START

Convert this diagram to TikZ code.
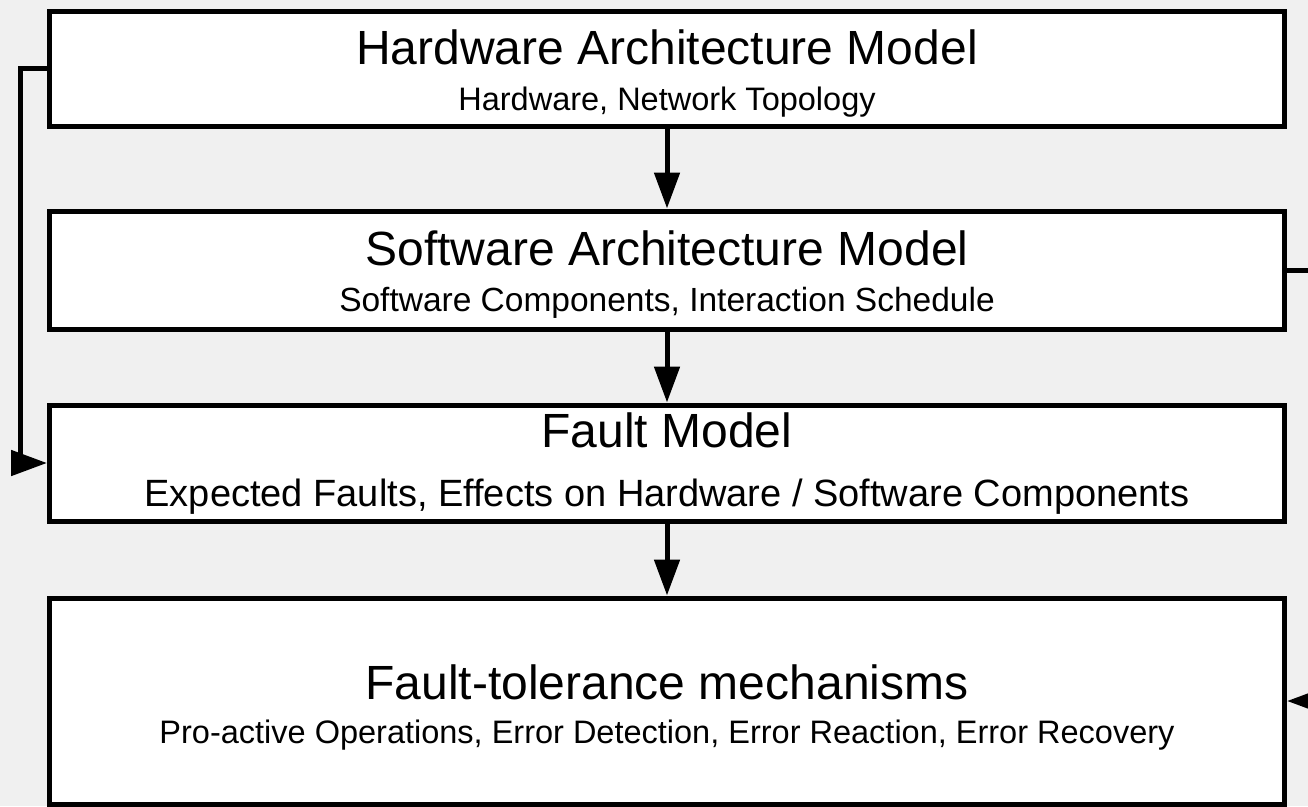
\documentclass[tikz,border=0pt]{standalone}
\usepackage{fontspec}
\setmainfont{Liberation Sans}
\usetikzlibrary{arrows.meta}

\tikzset{
  layer/.style={draw=black, fill=white, line width=5pt, inner sep=0pt},
  titletext/.style={anchor=base, inner sep=0pt, font=\fontsize{48}{58}\selectfont},
  subtext/.style={anchor=base, inner sep=0pt, font=\fontsize{32.5}{39}\selectfont},
  flow/.style={draw=black, line width=5pt,
    -{Triangle[length=36pt, width=25pt]}},
}

\begin{document}
\begin{tikzpicture}[x=1pt, y=-1pt]
  % canvas
  \useasboundingbox (0,0) rectangle (1308,806);
  \clip (0,0) rectangle (1308,806);
  \fill[black!6] (0,0) rectangle (1308,806);

  % layers of the model stack
  \node[layer, minimum width=1235pt, minimum height=115pt] (hw)  at (667,68.5) {};
  \node[layer, minimum width=1235pt, minimum height=118pt] (sw)  at (667,270)  {};
  \node[layer, minimum width=1235pt, minimum height=116pt] (fm)  at (667,463)  {};
  \node[layer, minimum width=1235pt, minimum height=206pt] (ftm) at (667,701)  {};

  % labels
  \node[titletext] (hwT) at (667,64)  {Hardware Architecture Model};
  \node[subtext]   (hwS) at (667,110) {Hardware, Network Topology};
  \node[titletext] (swT) at (667,265) {Software Architecture Model};
  \node[subtext, font=\fontsize{33.5}{40}\selectfont] (swS) at (667,311) {Software Components, Interaction Schedule};
  \node[titletext] (fmT) at (667,447) {Fault Model};
  \node[subtext, font=\fontsize{38}{45}\selectfont] (fmS) at (667,506) {Expected Faults, Effects on Hardware / Software Components};
  \node[titletext] (ftT) at (667,699) {Fault-tolerance mechanisms};
  \node[subtext]   (ftS) at (667,743) {Pro-active Operations, Error Detection, Error Reaction, Error Recovery};

  % routing columns for the side connectors
  \coordinate (lx) at (20,0);
  \coordinate (rx) at (1340,0);

  % downward flow
  \draw[flow] (hw.south) -- (sw.north);
  \draw[flow] (sw.south) -- (fm.north);
  \draw[flow] (fm.south) -- (ftm.north);

  % side feeds
  \draw[flow] (hw.west) -- (hw.west -| lx) |- (fm.west);
  \draw[flow] (sw.east) -- (sw.east -| rx) |- (ftm.east);
\end{tikzpicture}
\end{document}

END

- WHAT IS EXPECTED: Repeat the listing above exactly from its first line to the line containing "width=1235pt, minimum height=206pt]", both included, and omit the pictures.

- RESPONSE TO THE TASK:
Convert this diagram to TikZ code.
\documentclass[tikz,border=0pt]{standalone}
\usepackage{fontspec}
\setmainfont{Liberation Sans}
\usetikzlibrary{arrows.meta}

\tikzset{
  layer/.style={draw=black, fill=white, line width=5pt, inner sep=0pt},
  titletext/.style={anchor=base, inner sep=0pt, font=\fontsize{48}{58}\selectfont},
  subtext/.style={anchor=base, inner sep=0pt, font=\fontsize{32.5}{39}\selectfont},
  flow/.style={draw=black, line width=5pt,
    -{Triangle[length=36pt, width=25pt]}},
}

\begin{document}
\begin{tikzpicture}[x=1pt, y=-1pt]
  % canvas
  \useasboundingbox (0,0) rectangle (1308,806);
  \clip (0,0) rectangle (1308,806);
  \fill[black!6] (0,0) rectangle (1308,806);

  % layers of the model stack
  \node[layer, minimum width=1235pt, minimum height=115pt] (hw)  at (667,68.5) {};
  \node[layer, minimum width=1235pt, minimum height=118pt] (sw)  at (667,270)  {};
  \node[layer, minimum width=1235pt, minimum height=116pt] (fm)  at (667,463)  {};
  \node[layer, minimum width=1235pt, minimum height=206pt] (ftm) at (667,701)  {};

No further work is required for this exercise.